Staff Editorial: The world is constantly changing, change with it

As the seniors prepare to enter the real world, the only constant in their life is change


By Chloe Miller

It’s important to remember that change is inevitable and, in fact, the only thing that stays the same.

JagWire Staff

Three years ago today, May 19, 2020, we were uncertain on what the future would hold. COVID-19 numbers were continuing to climb charts at an alarming rate, a federal election was only a few months upon us and we, naïve freshman, sat in our kitchens, bedrooms and basements finishing up the school year over Zoom. 

While that day may seem like an ordinary day from the pandemic now, our lives were rife with complexion and ambiguity at every turn. We threw our hands up in frustration, complaining that we missed the days when life was predictable when, in reality, predictability is never the case when it comes to anticipating the next chapter in our lives.

Even in the relative absence of COVID-19, no two years of high school, let alone no two years of our lives, have ever been the same nor they will ever be because we are meant to be unpredictable.

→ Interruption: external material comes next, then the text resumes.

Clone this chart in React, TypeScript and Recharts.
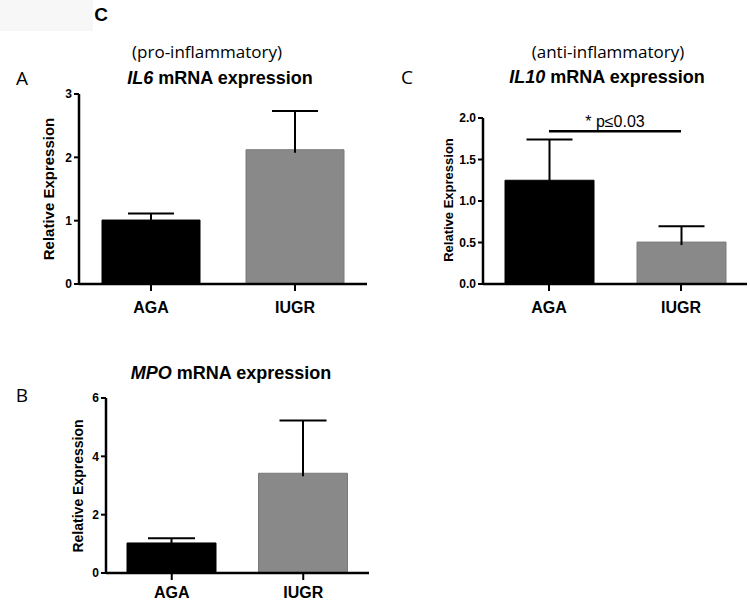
import React from 'react';
import { BarChart, Bar, XAxis, YAxis, Cell, ReferenceLine, Label } from 'recharts';

// ---- data ----
const groups = ['AGA', 'IUGR'];
const il6Mean = [1.01, 2.12];
const il6Sem = [0.105, 0.61];
const il10Mean = [1.25, 0.505];
const il10Sem = [0.49, 0.19];
const mpoMean = [1.03, 3.42];
const mpoSem = [0.16, 1.81];
const il6Ticks = [0, 1, 2, 3];
const il10Ticks = [0, 0.5, 1, 1.5, 2];
const mpoTicks = [0, 2, 4, 6];
const sigY = 1.84;
const sigText = '* p\u22640.03';
const barColors = ['#000000', '#898989'];
const barStrokes = ['#000000', '#7a7a7a'];

const build = (mean: number[], sem: number[]) =>
  groups.map((g, i) => ({ name: g, mean: mean[i], sem: sem[i] }));

const il6Data = build(il6Mean, il6Sem);
const il10Data = build(il10Mean, il10Sem);
const mpoData = build(mpoMean, mpoSem);

const FONT = '"Liberation Sans", Arial, sans-serif';
const SOFT = '"Open Sans", "Noto Sans", sans-serif';

const errShape = (capW: number) => (props: any) => {
  const { x, y, width, height } = props;
  if (x == null || y == null) return <g />;
  const cx = x + width / 2;
  return (
    <g>
      <line x1={cx} x2={cx} y1={y + height + 3} y2={y} stroke="#000" strokeWidth={2} />
      <line x1={cx - capW / 2} x2={cx + capW / 2} y1={y} y2={y} stroke="#000" strokeWidth={2} />
    </g>
  );
};

type PanelProps = {
  data: any[];
  ticks: number[];
  fmt: (v: number) => string;
  plot: { left: number; top: number; w: number; h: number };
  barSize: number;
  capW: number;
  xMargin?: number;
  children?: React.ReactNode;
};

function Panel({ data, ticks, fmt, plot, barSize, capW, xMargin = 11, children }: PanelProps) {
  const YW = 40, XH = 40, TOP = 20, RIGHT = 4;
  return (
    <div style={{ position: 'absolute', left: plot.left - YW, top: plot.top - TOP }}>
      <BarChart
        width={YW + plot.w + RIGHT}
        height={TOP + plot.h + XH}
        data={data}
        margin={{ top: TOP, right: RIGHT, left: 0, bottom: 0 }}
        barSize={barSize}
      >
        <XAxis
          dataKey="name"
          height={XH}
          interval={0}
          axisLine={{ stroke: '#000', strokeWidth: 2.5 }}
          tickLine={{ stroke: '#000', strokeWidth: 2 }}
          tickSize={7}
          tickMargin={xMargin}
          tick={{ fill: '#000', fontSize: 16, fontWeight: 'bold', fontFamily: FONT }}
        />
        <YAxis
          type="number"
          width={YW}
          domain={[ticks[0], ticks[ticks.length - 1]]}
          ticks={ticks}
          interval={0}
          tickFormatter={fmt}
          axisLine={{ stroke: '#000', strokeWidth: 2.5 }}
          tickLine={{ stroke: '#000', strokeWidth: 2 }}
          tickSize={5}
          tickMargin={2}
          tick={{ fill: '#000', fontSize: 12, fontWeight: 'bold', fontFamily: FONT }}
        />
        <Bar dataKey="mean" stackId="s" isAnimationActive={false}>
          {data.map((d, i) => (
            <Cell key={d.name} fill={barColors[i]} stroke={barStrokes[i]} strokeWidth={1} />
          ))}
        </Bar>
        <Bar dataKey="sem" stackId="s" isAnimationActive={false} shape={errShape(capW)} />
        {children}
      </BarChart>
    </div>
  );
}

function T({ x, y, size, family, weight, children, rotate, color }: any) {
  return (
    <div
      style={{
        position: 'absolute',
        left: x,
        top: y,
        transform: `translate(-50%, -50%)${rotate ? ' rotate(-90deg)' : ''}`,
        whiteSpace: 'nowrap',
        fontSize: size,
        fontFamily: family,
        fontWeight: weight || 'normal',
        color: color || '#000',
      }}
    >
      {children}
    </div>
  );
}

export default function App() {
  return (
    <div style={{ position: 'absolute', left: 0, top: 0, width: 750, height: 603, background: '#fff', overflow: 'hidden' }}>
      <div style={{ position: 'absolute', left: 0, top: 0, width: 93, height: 31, background: '#f7f7f7' }} />
      <T x={101} y={15} size={19} family={FONT} weight="bold">C</T>

      <T x={207} y={51} size={17} family={SOFT}>(pro-inflammatory)</T>
      <T x={608} y={51} size={17} family={SOFT}>(anti-inflammatory)</T>

      <T x={22} y={78} size={19} family={SOFT}>A</T>
      <T x={407} y={77} size={19} family={SOFT}>C</T>
      <T x={22} y={395} size={19} family={SOFT}>B</T>

      <T x={220} y={78} size={18} family={FONT} weight="bold">
        <span style={{ fontStyle: 'italic' }}>IL6</span> mRNA expression
      </T>
      <T x={607} y={77} size={18} family={FONT} weight="bold">
        <span style={{ fontStyle: 'italic' }}>IL10</span> mRNA expression
      </T>
      <T x={231} y={373} size={18} family={FONT} weight="bold">
        <span style={{ fontStyle: 'italic' }}>MPO</span> mRNA expression
      </T>

      <T x={48} y={189} size={15} family={FONT} weight="bold" rotate>Relative Expression</T>
      <T x={448} y={200} size={13} family={FONT} weight="bold" rotate>Relative Expression</T>
      <T x={78} y={486} size={14} family={FONT} weight="bold" rotate>Relative Expression</T>

      <Panel
        data={il6Data}
        ticks={il6Ticks}
        fmt={(v) => String(v)}
        plot={{ left: 79, top: 94, w: 288, h: 190 }}
        barSize={98}
        capW={46}
      />
      <Panel
        data={il10Data}
        ticks={il10Ticks}
        fmt={(v) => v.toFixed(1)}
        plot={{ left: 483, top: 118, w: 264, h: 166 }}
        barSize={89}
        capW={46}
      >
        <ReferenceLine
          segment={[{ x: 'AGA', y: sigY }, { x: 'IUGR', y: sigY }]}
          stroke="#000"
          strokeWidth={2.5}
        >
          <Label value={sigText} position="top" offset={4} fill="#000" fontSize={16} fontFamily={FONT} />
        </ReferenceLine>
      </Panel>
      <Panel
        data={mpoData}
        ticks={mpoTicks}
        fmt={(v) => String(v)}
        plot={{ left: 106, top: 398, w: 263, h: 175 }}
        barSize={89}
        capW={47}
        xMargin={7}
      />
    </div>
  );
}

This constant state of change is what keeps our lives going, what made these past four years fly by. If those last four years only taught us a single thing, it is that change is inevitable. 

If the last four years only taught us a single thing, it is that change is inevitable.

— JagWire Staff

Though we can all attest to having a high school experience like no other, our time at the Valley exposed us to many changes that have well prepared us to operate in an ever-changing world.

Being sent home for two extra weeks at the end of third quarter freshman year turned into staying home for six months. Wearing face masks for the first two weeks of school evolved into wearing face masks up until the end of our junior year. 

We have experienced classes online, in-person and everything in between. These changes were not met with welcome arms, but we learned to make do. High school is supposed to be a place where students learn to be more independent and to prepare for the real world. Arguably, COVID-19 forced us to learn that lesson, perhaps more strongly than any class preceding us.

Although it largely dominated our high school careers, COVID-19 is only the defining factor if we let it be. We also faced plenty more “standard” changes as a class. We experienced new principals, new technology and new additions to the school. We’ve also been lucky enough to experience constants like back-to-back state championships, traditions like Blue Bomb, and to be able to walk across the stage to receive our long-awaited diplomas. 

While we had to wait patiently for four years to get back to a sense of normalcy, we mustn’t forget that change is the only real constant on life’s path. The sooner we learn to be adaptable, the sooner we are able to be compliant with the unexpected.